Three other unionists – NI21 leader Basil McCrea and independents John McCallister and Claire Sugden – are expected to vote in favour again. Mr Lunn was one of three Alliance party representatives who abstained in the last vote, despite the official party line being to support marriage equality. Yesterday he said the issue of same-sex marriage had not even been included in the party’s last Assembly election manifesto. He said he had been “on a journey” over the issue. But he told the BBC’s Sunday Politics programme that some of those who had praised him for voting against the measure in the past were now “quite critical” of him.
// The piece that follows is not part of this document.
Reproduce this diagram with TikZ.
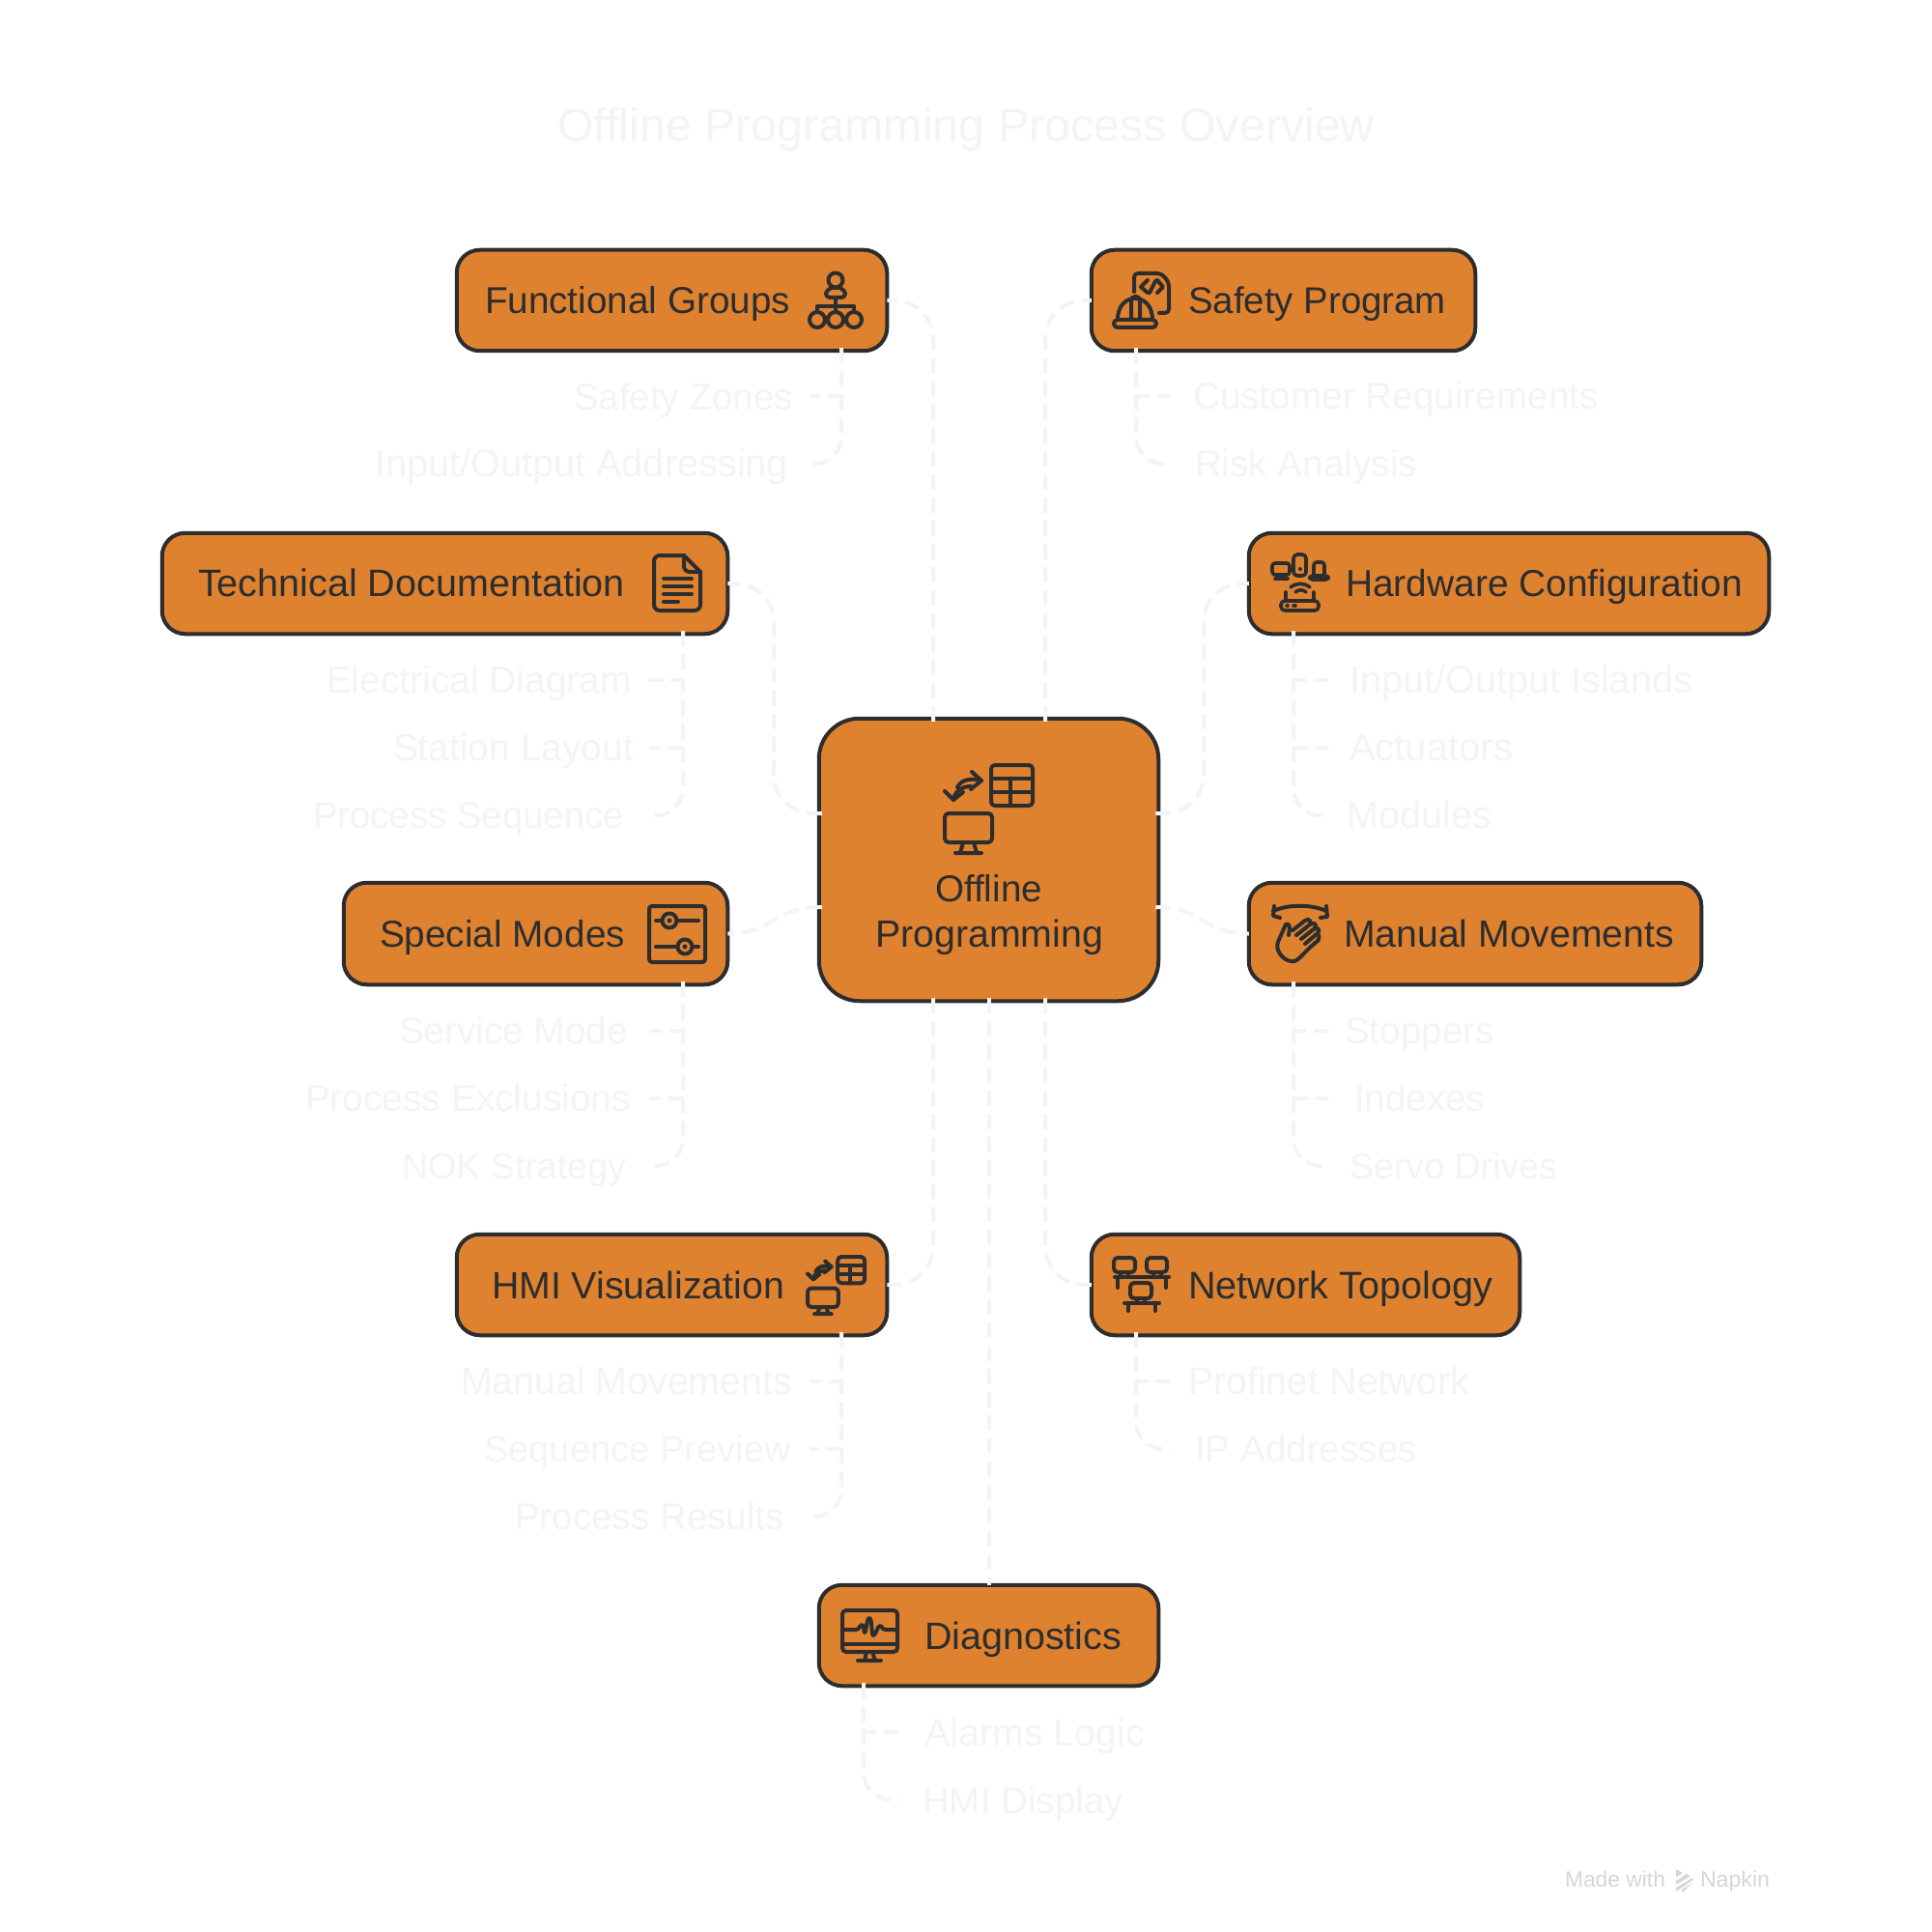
\documentclass[tikz,border=0pt]{standalone}
\usepackage{fontspec}
\setmainfont{Liberation Sans}
\definecolor{boxfill}{HTML}{DF8230}
\definecolor{inkc}{HTML}{2D2D2D}
\definecolor{faint}{HTML}{F3F4F6}
\definecolor{markc}{HTML}{D6D6D6}
\tikzset{
  boxnode/.style={draw=inkc,fill=boxfill,line width=2pt,rounded corners=12pt,outer sep=0pt,inner sep=0pt},
  centernode/.style={boxnode,rounded corners=21pt},
  dark/.style={text=inkc,inner sep=0pt,outer sep=0pt,anchor=base west,font=\fontsize{20}{24}\selectfont},
  pale/.style={dark,text=faint},
  conn/.style={draw=faint,line width=2pt,dash pattern=on 8pt off 4pt,shorten <=-1.5pt},
  icon/.style={draw=inkc,line width=2pt,line cap=round,line join=round},
  thin icon/.style={icon,line width=1.8pt},
  markt/.style={dark,text=markc}
}
\newcommand\myboxn[6][boxnode]{\node[#1,minimum width={(#5-#3-1.5)*0.5pt},minimum height={(#6-#4-1.5)*0.5pt}] (#2) at ({(#3+#5)/2},{(#4+#6)/2}) {};}
% name, style, x1, x2, baseline, text
\newcommand\mytxt[6]{\pgfmathsetmacro\mywdth{(#4-#3)/2}\node[#2] (#1) at (#3,#5) {\resizebox{\mywdth pt}{!}{#6}};}
\newcommand\swapicon[3]{%
\begin{scope}[shift={(#1,#2)},x=#3*0.5pt,y=-#3*0.5pt]
 \draw[icon,rounded corners=2pt] (48,0) rectangle (91,42);
 \draw[icon] (48,14) -- (91,14) (48,28) -- (91,28) (68,14) -- (68,42);
 \draw[icon] (13,23) .. controls (17,15) and (27,13) .. (38,16);
 \draw[icon] (28,7) -- (38,16) -- (27,25);
 \draw[icon] (27,22) .. controls (17,22) and (10,28) .. (9,36);
 \draw[icon] (0,27) -- (9,36) -- (19,28);
 \draw[icon,rounded corners=2pt] (0,50) rectangle (49,80);
 \draw[icon] (19,80) -- (16,91) (30,80) -- (33,91) (11,91) -- (38,91);
\end{scope}}
\begin{document}
\begin{tikzpicture}[x=0.5pt,y=-0.5pt]
\useasboundingbox (0,0) rectangle (2000,2000);
\fill[white] (0,0) rectangle (2000,2000);

% title
\mytxt{title}{pale,font=\fontsize{24}{28}\selectfont}{577}{1423}{147}{Offline Programming Process Overview}

% boxes
\myboxn{fg}{472}{258}{919}{364}
\myboxn{sp}{1129}{258}{1528}{364}
\myboxn{td}{167}{551}{754}{657}
\myboxn{hc}{1292}{551}{1832}{657}
\myboxn{sm}{355}{913}{754}{1020}
\myboxn{mm}{1292}{913}{1762}{1020}
\myboxn{hv}{472}{1277}{919}{1383}
\myboxn{nt}{1129}{1277}{1574}{1383}
\myboxn{dg}{847}{1640}{1200}{1746}
\myboxn[centernode]{op}{847}{743}{1200}{1037}

% box texts
\mytxt{fg-text}{dark}{502}{818}{325}{Functional Groups}
\mytxt{sp-text}{dark}{1230}{1497}{325}{Safety Program}
\mytxt{td-text}{dark}{205}{647}{617}{Technical Documentation}
\mytxt{hc-text}{dark}{1393}{1804}{617}{Hardware Configuration}
\mytxt{sm-text}{dark}{393}{647}{980}{Special Modes}
\mytxt{mm-text}{dark}{1391}{1733}{980}{Manual Movements}
\mytxt{hv-text}{dark}{509}{812}{1344}{HMI Visualization}
\mytxt{nt-text}{dark}{1230}{1545}{1344}{Network Topology}
\mytxt{dg-text}{dark}{957}{1161}{1707}{Diagnostics}
\mytxt{op-text1}{dark}{968}{1079}{933}{Offline}
\mytxt{op-text2}{dark}{906}{1142}{980}{Programming}

% child labels
\mytxt{l1}{pale}{594}{821}{425}{Safety Zones}
\mytxt{l2}{pale}{388}{816}{494}{Input/Output Addressing}
\mytxt{l3}{pale}{1235}{1655}{424}{Customer Requirements}
\mytxt{l4}{pale}{1237}{1467}{494}{Risk Analysis}
\mytxt{l5}{pale}{338}{654}{717}{Electrical Diagram}
\mytxt{l6}{pale}{407}{656}{787}{Station Layout}
\mytxt{l7}{pale}{324}{646}{857}{Process Sequence}
\mytxt{l8}{pale}{1397}{1752}{717}{Input/Output Islands}
\mytxt{l9}{pale}{1397}{1566}{787}{Actuators}
\mytxt{l10}{pale}{1394}{1544}{857}{Modules}
\mytxt{l11}{pale}{413}{650}{1080}{Service Mode}
\mytxt{l12}{pale}{316}{653}{1150}{Process Exclusions}
\mytxt{l13}{pale}{416}{648}{1220}{NOK Strategy}
\mytxt{l14}{pale}{1392}{1547}{1080}{Stoppers}
\mytxt{l15}{pale}{1402}{1537}{1150}{Indexes}
\mytxt{l16}{pale}{1397}{1612}{1220}{Servo Drives}
\mytxt{l17}{pale}{477}{820}{1443}{Manual Movements}
\mytxt{l18}{pale}{501}{819}{1513}{Sequence Preview}
\mytxt{l19}{pale}{533}{812}{1583}{Process Results}
\mytxt{l20}{pale}{1230}{1521}{1443}{Profinet Network}
\mytxt{l21}{pale}{1237}{1467}{1513}{IP Addresses}
\mytxt{l22}{pale}{957}{1185}{1807}{Alarms Logic}
\mytxt{l23}{pale}{955}{1163}{1877}{HMI Display}

% connector ends on the children
\coordinate (t1) at (838,410);
\coordinate (t2) at (836,480);
\coordinate (t3) at (1212,410);
\coordinate (t4) at (1212,480);
\coordinate (t5) at (672,704);
\coordinate (t6) at (672,774);
\coordinate (t7) at (672,844);
\coordinate (t8) at (1375,704);
\coordinate (t9) at (1375,774);
\coordinate (t10) at (1375,844);
\coordinate (t11) at (672,1067);
\coordinate (t12) at (672,1137);
\coordinate (t13) at (672,1207);
\coordinate (t14) at (1375,1067);
\coordinate (t15) at (1375,1137);
\coordinate (t16) at (1375,1207);
\coordinate (t17) at (838,1430);
\coordinate (t18) at (838,1500);
\coordinate (t19) at (836,1570);
\coordinate (t20) at (1212,1430);
\coordinate (t21) at (1212,1500);
\coordinate (t22) at (930,1793);
\coordinate (t23) at (930,1863);

% ports
\coordinate (fg-p) at (871,0 |- fg.south);
\coordinate (sp-p) at (1176,0 |- sp.south);
\coordinate (td-p) at (707,0 |- td.south);
\coordinate (hc-p) at (1339,0 |- hc.south);
\coordinate (sm-p) at (707,0 |- sm.south);
\coordinate (mm-p) at (1339,0 |- mm.south);
\coordinate (hv-p) at (871,0 |- hv.south);
\coordinate (nt-p) at (1176,0 |- nt.south);
\coordinate (dg-p) at (894,0 |- dg.south);
\coordinate (op-nl) at (966,0 |- op.north);
\coordinate (op-nr) at (1082,0 |- op.north);
\coordinate (op-sl) at (966,0 |- op.south);
\coordinate (op-sr) at (1082,0 |- op.south);
\coordinate (op-wu) at (op.west |- 0,842);
\coordinate (op-eu) at (op.east |- 0,842);
\coordinate (op-wd) at (op.west |- 0,939);
\coordinate (op-ed) at (op.east |- 0,939);

% centre to groups
\draw[conn,rounded corners=20pt] (op-nl) |- (fg.east);
\draw[conn,rounded corners=20pt] (op-nr) |- (sp.west);
\draw[conn,rounded corners=20pt] (op-sl) |- (hv.east);
\draw[conn,rounded corners=20pt] (op-sr) |- (nt.west);
\draw[conn] (op.south) -- (dg.north);
\draw[conn,rounded corners=20pt] (op-wu) -| (801,604) -- (td.east);
\draw[conn,rounded corners=20pt] (op-eu) -| (1246,604) -- (hc.west);
\draw[conn] (op-wd) .. controls (800,939) and (800,967) .. (sm.east);
\draw[conn] (op-ed) .. controls (1246,939) and (1246,967) .. (mm.west);

% groups to children
\draw[conn] (fg-p) |- (t1);
\draw[conn,rounded corners=14pt] (fg-p) |- (t2);
\draw[conn] (sp-p) |- (t3);
\draw[conn,rounded corners=14pt] (sp-p) |- (t4);
\draw[conn] (td-p) |- (t5);
\draw[conn] (td-p) |- (t6);
\draw[conn,rounded corners=14pt] (td-p) |- (t7);
\draw[conn] (hc-p) |- (t8);
\draw[conn] (hc-p) |- (t9);
\draw[conn,rounded corners=14pt] (hc-p) |- (t10);
\draw[conn] (sm-p) |- (t11);
\draw[conn] (sm-p) |- (t12);
\draw[conn,rounded corners=14pt] (sm-p) |- (t13);
\draw[conn] (mm-p) |- (t14);
\draw[conn] (mm-p) |- (t15);
\draw[conn,rounded corners=14pt] (mm-p) |- (t16);
\draw[conn] (hv-p) |- (t17);
\draw[conn] (hv-p) |- (t18);
\draw[conn,rounded corners=14pt] (hv-p) |- (t19);
\draw[conn] (nt-p) |- (t20);
\draw[conn,rounded corners=14pt] (nt-p) |- (t21);
\draw[conn] (dg-p) |- (t22);
\draw[conn,rounded corners=14pt] (dg-p) |- (t23);

% icon: centre and HMI
\swapicon{978}{792}{1}
\swapicon{836}{1301}{0.65}

% icon: functional groups
\draw[icon] (865,290) circle[radius=7.5];
\draw[icon,rounded corners=2pt] (855,308) .. controls (855,301) and (860,298) .. (865,298) .. controls (870,298) and (875,301) .. (875,308) -- cycle;
\draw[icon] (865,308) -- (865,323) (846,323) -- (846,317) -- (884,317) -- (884,323);
\draw[icon] (846,331) circle[radius=8] (865,331) circle[radius=8] (884,331) circle[radius=8];

% icon: safety program
\draw[icon,rounded corners=2pt] (1174,302) -- (1174,283) -- (1202,283) -- (1210,292) -- (1210,324) -- (1200,324);
\draw[icon] (1188,290) -- (1181,297) -- (1188,303) (1196,291) -- (1190,303) (1198,290) -- (1204,297) -- (1198,303);
\draw[icon,rounded corners=2pt] (1153,331) rectangle (1197,339);
\draw[icon] (1157,331) .. controls (1157,316) and (1166,309) .. (1175,309) .. controls (1184,309) and (1193,316) .. (1193,331);
\draw[icon,rounded corners=2pt] (1171,331) -- (1171,307) -- (1180,307) -- (1180,331);

% icon: technical documentation
\draw[icon,rounded corners=3pt] (708,575) -- (677,575) -- (677,632) -- (725,632) -- (725,592);
\draw[icon] (708,575) -- (725,592);
\draw[icon,rounded corners=3pt] (708,575) -- (708,592) -- (725,592);
\draw[icon] (687,599) -- (716,599) (687,607) -- (716,607) (687,615) -- (716,615) (687,623) -- (702,623);

% icon: hardware configuration
\draw[thin icon,rounded corners=1.5pt] (1317,583) rectangle (1335,595);
\draw[thin icon] (1326,595) -- (1326,599) (1320,599) -- (1333,599);
\draw[thin icon,rounded corners=2pt] (1339,574) rectangle (1352,596);
\fill[inkc] (1346,589) circle[radius=2];
\draw[thin icon,rounded corners=1.5pt] (1360,596) -- (1360,582) -- (1371,582) -- (1371,596);
\draw[thin icon,rounded corners=1.5pt] (1356,600) rectangle (1375,596);
\draw[thin icon] (1336,608) .. controls (1342,603) and (1350,603) .. (1356,608);
\draw[thin icon] (1341,613) .. controls (1344,610) and (1349,610) .. (1352,613);
\draw[thin icon,rounded corners=2pt] (1326,622) rectangle (1365,632);
\draw[thin icon] (1331,622) -- (1331,613) (1360,622) -- (1360,613);
\draw[thin icon] (1332,627) -- (1333,627) (1339,627) -- (1341,627);

% icon: special modes
\draw[icon,rounded corners=1.5pt] (672,938) rectangle (730,996);
\draw[icon] (679,953) -- (723,953) (679,980) -- (723,980);
\draw[icon,fill=boxfill] (693,953) circle[radius=7.5] (709,980) circle[radius=7.5];
\fill[inkc] (693,953) circle[radius=2.5] (709,980) circle[radius=2.5];

% icon: manual movements
\draw[icon] (1318,943) .. controls (1334,936) and (1357,936) .. (1373,943);
\draw[icon] (1319,938) -- (1318,948) -- (1325,950) (1373,938) -- (1374,949) -- (1367,950);
\draw[icon] (1334,968) -- (1335,961) .. controls (1335,956) and (1331,955) .. (1330,959) -- (1323,975) .. controls (1319,985) and (1331,997) .. (1340,995) .. controls (1346,993) and (1350,985) .. (1364,974);
\draw[icon] (1338,963) -- (1351,953) .. controls (1355,950) and (1358,954) .. (1356,957) -- (1342,968);
\draw[icon] (1356,957) .. controls (1360,954) and (1364,957) .. (1361,961) -- (1347,972);
\draw[icon] (1361,961) .. controls (1366,960) and (1366,964) .. (1364,966) -- (1351,977);
\draw[icon] (1364,966) .. controls (1366,968) and (1366,971) .. (1364,974);

% icon: network topology
\draw[icon,rounded corners=2pt] (1153,1302) rectangle (1175,1317);
\draw[icon,rounded corners=2pt] (1187,1302) rectangle (1208,1317);
\draw[icon,rounded corners=2pt] (1170,1328) rectangle (1192,1344);
\draw[icon] (1160,1317) -- (1160,1322) (1168,1317) -- (1168,1322) (1194,1317) -- (1194,1322) (1202,1317) -- (1202,1322);
\draw[icon] (1154,1322) -- (1210,1322) (1157,1322) -- (1157,1333) (1207,1322) -- (1207,1333);
\draw[icon] (1177,1344) -- (1177,1349) (1185,1344) -- (1185,1349);
\draw[icon] (1164,1349) -- (1200,1349) (1168,1349) -- (1168,1357) (1196,1349) -- (1196,1357);

% icon: diagnostics
\draw[icon,rounded corners=2pt] (872,1667) rectangle (929,1710);
\draw[icon] (872,1702) -- (929,1702);
\draw[icon] (897,1710) -- (895,1719) (903,1710) -- (906,1719) (888,1719) -- (912,1719);
\draw[icon] (872,1687) -- (886,1687) .. controls (890,1687) and (890,1682) .. (892,1682) .. controls (895,1682) and (894,1690) .. (895,1690) .. controls (897,1690) and (897,1675) .. (900,1675) .. controls (903,1675) and (902,1693) .. (904,1693) .. controls (907,1693) and (908,1683) .. (911,1683) .. controls (913,1683) and (913,1687) .. (917,1687) -- (929,1687);

% watermark
\mytxt{made}{markt}{1620}{1724}{1953}{Made with}
\mytxt{napkin}{markt}{1760}{1832}{1953}{Napkin}
\fill[markc] (1735,1935) -- (1742,1939) -- (1735,1943) -- cycle;
\fill[markc] (1735,1947) -- (1746,1940) -- (1750,1942) -- (1735,1951) -- cycle;
\fill[markc] (1735,1954) -- (1752,1944) -- (1753,1946) -- (1735,1958) -- cycle;
\fill[markc] (1741,1956) -- (1751,1950) -- (1742,1959) -- cycle;
\end{tikzpicture}
\end{document}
The Guardian reports that the bill is expected to be “torpedoed” by the Democratic Unionists Party (DUP):



Under the complex rules of power-sharing, unionist and nationalist parties can claim a bill or a piece of legislation cannot pass through the devolved assembly because it fails to command cross-community/Protestant-Catholic support. In the four previous votes to attempt to bring in gay marriage reform there have been narrow majorities against change. In April, the margin was only two votes against gay marriage.

Since then a number of unionists and assembly members from the cross-community Alliance party, who abstained in previous votes, have indicated they will vote in favour of the pro-gay marriage motion introduced by Sinn Féin and the Social Democratic and Labour party (SDLP) later on Monday. Yet if there is a narrow vote in favour this time of same-sex marriage being legalised, the DUP has indicated it will use the petition of concern to sink the legislation. Amnesty International said the petition was only designed to protect minority rights rather than discriminate against a minority – Northern Ireland’s lesbian, gay, bisexual and transgender community.